Viewing dependencies in Operation Center:
- Right-clicking the daily instance to view parent nodes shows that it depends on the hourly instance scheduled at 12:00 on the current day. (dependency line: solid)
- Right-clicking the hourly instance to view parent nodes shows that the upstream parent node is the previous hourly instance. The 12:00 instance depends on the 11:00 instance. (dependency line: dashed, because the hourly task has a cross-cycle dependency configured with the dependency item set to the current node)

When a daily task depends on an hourly task, how do I make the daily task depend on all hourly instances from the previous day instead of the current day?

How it works: To make a daily task depend on all hourly instances from the previous day, configure a cross-cycle dependency on the hourly task for the daily task.

Scenario: The daily task needs to depend on all hourly instances from the previous day.

Dependency configuration:
- Downstream daily task configuration: Configure a cross-cycle dependency on the hourly task. In Scheduling Settings, in the Time attribute section, select Previous-cycle Scheduling Dependency > Hourly Task and enter the node ID.
- Upstream hourly task configuration: No configuration is required.
Viewing dependencies in Operation Center:
Right-clicking the downstream daily instance to view parent nodes shows that it depends on all hourly instances of the hourly task from the previous day. (dependency line: dashed, because the daily task has a cross-cycle dependency configured on the hourly task)

When should I configure the previous-cycle dependency item as the current node?

Business scenario: If the current node needs data produced by the same node in the previous cycle, you can configure self-dependency for the current node. This means the next-cycle instance of the current node starts running only after the previous-cycle instance finishes, preventing data retrieval while the previous-cycle instance is still running (data has not been produced yet).

If the current node depends on data produced by itself in the previous cycle and you need to confirm the time when the previous cycle produced data, go to Scheduling Settings > Time attribute of the task and configure Previous-cycle Scheduling Dependency > Current Node.
If an hourly task depends on a daily task, and the downstream hourly task has multiple cycles whose scheduled times have already passed when the upstream daily task finishes running, the hourly task may run multiple cycles concurrently. In this case, go to Scheduling Settings > Time attribute of the task and configure Previous-cycle Scheduling Dependency > Current Node.
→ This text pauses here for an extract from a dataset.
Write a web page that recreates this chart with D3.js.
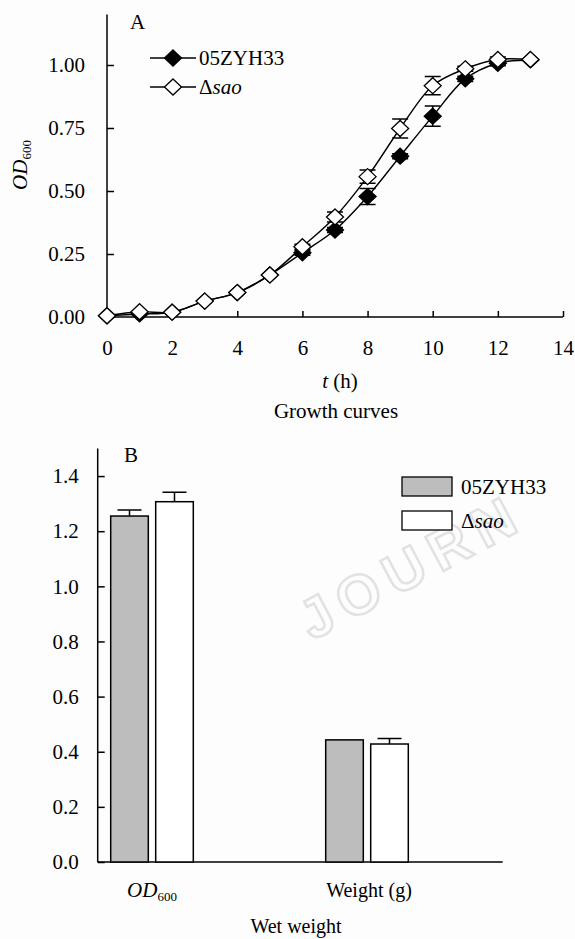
<!DOCTYPE html>
<meta charset="utf-8">
<body style="margin:0;background:#fdfdfd">
<style>
svg text { font-family: "Liberation Serif", "Times New Roman", Times, "DejaVu Serif", serif; font-size: 21px; fill: #000; }
.axis path, .axis line { stroke: #000; stroke-width: 1.5px; }
.axis text { font-family: "Liberation Serif", "Times New Roman", Times, "DejaVu Serif", serif; font-size: 21px; }
.curve { fill: none; stroke: #000; stroke-width: 1.4px; }
.err { stroke: #000; stroke-width: 1.5px; fill: none; }
</style>
<script src="https://cdn.jsdelivr.net/npm/d3@7"></script>
<script>

// growth curves (panel A)
var hours = [0, 1, 2, 3, 4, 5, 6, 7, 8, 9, 10, 11, 12, 13];
var wt = [0.005, 0.012, 0.019, 0.063, 0.097, 0.167, 0.255, 0.345, 0.478, 0.638, 0.797, 0.945, 1.007, 1.02];
var wtSd = [0, 0, 0, 0, 0, 0, 0.01, 0.01, 0.032, 0.01, 0.04, 0.01, 0.01, 0];
var mut = [0.005, 0.021, 0.019, 0.063, 0.097, 0.167, 0.279, 0.397, 0.557, 0.748, 0.918, 0.985, 1.022, 1.022];
var mutSd = [0, 0, 0, 0, 0, 0, 0.01, 0.02, 0.026, 0.038, 0.036, 0.01, 0.01, 0];
var xTicks = [0, 2, 4, 6, 8, 10, 12, 14];
var yTicksA = [0, 0.25, 0.5, 0.75, 1];

// wet weight (panel B)
var groups = ["OD600", "Weight"];
var strains = ["05ZYH33", "sao"];
var barWt = [1.255, 0.443];
var barWtSd = [0.022, 0];
var barMut = [1.307, 0.428];
var barMutSd = [0.034, 0.02];
var yTicksB = [0, 0.2, 0.4, 0.6, 0.8, 1.0, 1.2, 1.4];

var svg = d3.select("body").append("svg")
    .attr("width", 575)
    .attr("height", 939);

// faint watermark
svg.append("text")
    .attr("transform", "translate(312,641) rotate(-28)")
    .style("font-family", "'Liberation Sans', Arial, sans-serif")
    .style("font-weight", "900")
    .style("font-size", "56px")
    .style("letter-spacing", "10px")
    .style("fill", "#fdfdfd")
    .style("stroke", "#e2e2e2")
    .style("stroke-width", "2.5px")
    .text("JOURN");

function diamond(w, h) {
  return "M0," + (-h) + "L" + w + ",0L0," + h + "L" + (-w) + ",0Z";
}

// ---------- panel A ----------
var x = d3.scaleLinear().domain([0, 14]).range([107, 563]);
var y = d3.scaleLinear().domain([0, 1.2]).range([317, 14.6]);

svg.append("g").attr("class", "axis")
    .attr("transform", "translate(0," + y(0) + ")")
    .call(d3.axisBottom(x).tickValues(xTicks).tickSizeInner(-6).tickSizeOuter(0).tickPadding(23))
    .call(function(g) { g.select(".domain").attr("d", "M" + x(0) + ",0H" + x(14)); });

svg.append("g").attr("class", "axis")
    .attr("transform", "translate(" + x(0) + ",0)")
    .call(d3.axisLeft(y).tickValues(yTicksA).tickFormat(d3.format(".2f")).tickSizeInner(-7).tickSizeOuter(0).tickPadding(22))
    .call(function(g) { g.select(".domain").attr("d", "M0," + y(0) + "V" + y(1.2)); });

var line = d3.line()
    .x(function(d, i) { return x(hours[i]); })
    .y(function(d) { return y(d); })
    .curve(d3.curveCatmullRom.alpha(0.5));

var series = [
  {vals: wt, sd: wtSd, fill: "#000"},
  {vals: mut, sd: mutSd, fill: "#fff"}
];

series.forEach(function(s) {
  svg.append("path").datum(s.vals).attr("class", "curve").attr("d", line);
});

series.forEach(function(s) {
  var eb = svg.append("g");
  s.vals.forEach(function(v, i) {
    if (!s.sd[i]) return;
    var cx = x(hours[i]), t = y(v + s.sd[i]), b = y(v - s.sd[i]);
    eb.append("path").attr("class", "err")
      .attr("d", "M" + cx + "," + t + "V" + b + "M" + (cx - 8) + "," + t + "H" + (cx + 8) + "M" + (cx - 8) + "," + b + "H" + (cx + 8));
  });
});

series.forEach(function(s) {
  svg.append("g").selectAll("path")
    .data(s.vals)
    .enter().append("path")
    .attr("d", diamond(8.5, 8))
    .attr("transform", function(d, i) { return "translate(" + x(hours[i]) + "," + y(d) + ")"; })
    .style("fill", s.fill)
    .style("stroke", "#000")
    .style("stroke-width", 1.3);
});

svg.append("text").attr("x", 130).attr("y", 29).text("A");

// legend A
[{fill: "#000", label: "05ZYH33"}, {fill: "#fff", label: "sao"}].forEach(function(d, i) {
  var ly = 58 + i * 29;
  svg.append("line").attr("x1", 150).attr("x2", 196).attr("y1", ly).attr("y2", ly)
    .style("stroke", "#000").style("stroke-width", 1.4);
  svg.append("path").attr("d", diamond(8.5, 8)).attr("transform", "translate(173," + ly + ")")
    .style("fill", d.fill).style("stroke", "#000").style("stroke-width", 1.3);
  var t = svg.append("text").attr("x", 199).attr("y", ly).attr("dy", "0.35em");
  if (i === 0) t.text(d.label);
  else { t.append("tspan").text("\u0394"); t.append("tspan").style("font-style", "italic").text(d.label); }
});

// axis titles A
var yl = svg.append("text").attr("transform", "translate(27,165) rotate(-90)").attr("text-anchor", "middle");
yl.append("tspan").style("font-style", "italic").text("OD");
yl.append("tspan").attr("dy", 4).style("font-size", "13px").text("600");

var xl = svg.append("text").attr("x", 340).attr("y", 388).attr("text-anchor", "middle");
xl.append("tspan").style("font-style", "italic").text("t");
xl.append("tspan").text(" (h)");
svg.append("text").attr("x", 336).attr("y", 418).attr("text-anchor", "middle").text("Growth curves");

// ---------- panel B ----------
var y2 = d3.scaleLinear().domain([0, 1.5]).range([862, 448.5]);
var gx = d3.scalePoint().domain(groups).range([152, 367]);
var sx = d3.scaleBand().domain(strains).range([-41.3, 41.3]).paddingInner(0.1644);

svg.append("g").attr("class", "axis")
    .attr("transform", "translate(97.7,0)")
    .call(d3.axisLeft(y2).tickValues(yTicksB).tickFormat(d3.format(".1f")).tickSizeInner(-7).tickSizeOuter(0).tickPadding(19))
    .call(function(g) { g.select(".domain").attr("d", "M0," + y2(0) + "V" + y2(1.5)); });

svg.append("line").attr("x1", 97.7).attr("x2", 502.7).attr("y1", y2(0)).attr("y2", y2(0))
    .style("stroke", "#000").style("stroke-width", 1.5);

var barSeries = [
  {key: "05ZYH33", vals: barWt, sd: barWtSd, fill: "#bdbdbd"},
  {key: "sao", vals: barMut, sd: barMutSd, fill: "#fff"}
];

barSeries.forEach(function(s) {
  var g = svg.append("g");
  g.selectAll("rect").data(s.vals).enter().append("rect")
    .attr("x", function(d, i) { return gx(groups[i]) + sx(s.key); })
    .attr("width", sx.bandwidth())
    .attr("y", function(d) { return y2(d); })
    .attr("height", function(d) { return y2(0) - y2(d); })
    .style("fill", s.fill).style("stroke", "#000").style("stroke-width", 1.5);
  s.vals.forEach(function(v, i) {
    if (!s.sd[i]) return;
    var cx = gx(groups[i]) + sx(s.key) + sx.bandwidth() / 2, t = y2(v + s.sd[i]);
    g.append("path").attr("class", "err")
      .attr("d", "M" + cx + "," + y2(v) + "V" + t + "M" + (cx - 12) + "," + t + "H" + (cx + 12));
  });
});

svg.append("text").attr("x", 124).attr("y", 462).text("B");

// legend B
barSeries.forEach(function(s, i) {
  var ly = 477 + i * 34;
  svg.append("rect").attr("x", 402).attr("y", ly).attr("width", 50).attr("height", 19)
    .style("fill", s.fill).style("stroke", "#000").style("stroke-width", 1.3);
  var t = svg.append("text").attr("x", 461).attr("y", ly + 9.5).attr("dy", "0.35em");
  if (i === 0) t.text(s.key);
  else { t.append("tspan").text("\u0394"); t.append("tspan").style("font-style", "italic").text(s.key); }
});

// category labels
var c1 = svg.append("text").attr("x", gx("OD600")).attr("y", 897).attr("text-anchor", "middle");
c1.append("tspan").style("font-style", "italic").text("OD");
c1.append("tspan").attr("dy", 4).style("font-size", "13px").text("600");
svg.append("text").attr("x", gx("Weight") + 2).attr("y", 897).attr("text-anchor", "middle").style("font-size", "20px").text("Weight (g)");
svg.append("text").attr("x", 296).attr("y", 933).attr("text-anchor", "middle").style("font-size", "20px").text("Wet weight");

</script>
How do I configure dependencies when a downstream node depends on multiple tasks simultaneously?

If a downstream node is configured to depend on multiple tasks, you need to make a business judgment on whether all dependencies are required. If the table data has strong correlations, we recommend that you configure all the nodes as dependencies. For information about whether to configure node dependencies, see Why do I need to configure scheduling dependencies.

For example, downstream node C depends on both daily task B and hourly task A on the current day. Hourly task A outputs table A, and daily task B outputs table B. Downstream node C needs data from both table A and table B.

Assume downstream node C queries data from both table A and table B. If you configure only hourly task A as Parent Nodes without configuring daily task B as Parent Nodes, downstream node C may start running before the upstream daily task B finishes. This causes a failure when retrieving data from the output table B of the daily task. Therefore, in this example, you need to configure both the daily task and the hourly task as Parent Nodes of downstream node C.

If the downstream node does not have a strong dependency on the upstream table, meaning the downstream node can retrieve data from the upstream table at any time without issues (even if the upstream node has not produced the latest data), you do not need to configure a node dependency.

If upstream task A is an hourly task and downstream task B is a daily task that runs once after all instances of task A finish, will the daily task still run if the hourly task runs into the next day? Are scheduling parameters affected?

Daily task B directly depends on all instances of hourly task A on the current day. Daily task B aggregates the hourly task data for the current day. If the hourly task finishes its last instance after midnight (the next day), the downstream daily task still runs. Only the running time differs; scheduling parameter substitution is not affected.

Node A runs every hour on the hour every day, and node B runs once a day. How do I make node B start after node A runs successfully for the first time each day?

When configuring node A, select Previous-cycle Scheduling Dependency and choose Current Node. Set the scheduled time of node B to 00:00. In the daily auto-scheduled instances, the instance of node B depends only on the instance of node A generated at 00:00, which is the first instance of node A.

There are three tasks A, B, and C. How do I run A->B->C every hour (B starts after A finishes, and C starts after B finishes)?

Dependency configuration: Set the dependency relationship so that the output of A serves as the input of B, and the output of B serves as the input of C.
Schedule frequency configuration: Since the schedule is configured at the node level, all three nodes A, B, and C must have their schedule set to hourly.

How do I configure cross-workflow and cross-project dependencies within the same region?

How it works: The output of an upstream node serves as the input of a downstream node to form a node dependency. Add the output of the node you want to depend on (cross-project or cross-workflow) to the input section of the node that requires the dependency.

A task configured with rerun-on-failure did not rerun after failure, and reported the error: Task Run Timed Out, Killed by System!!

Error message:
When the Scheduling Settings > Time attribute > Rerun of the target task is set to Allow Regardless of Running Status or Allow upon Failure Only, the task does not rerun after failure and produces the error Task Run Timed Out, Killed by System！.
Possible cause:
The Scheduling Settings > Time attribute of this task has the Timeout configured. When the task duration exceeds the timeout period, the task is automatically terminated. Tasks that fail due to timeout do not trigger the rerun mechanism.
Solution:
When a task fails due to timeout, the rerun-on-failure mechanism does not take effect. You must manually restart the task.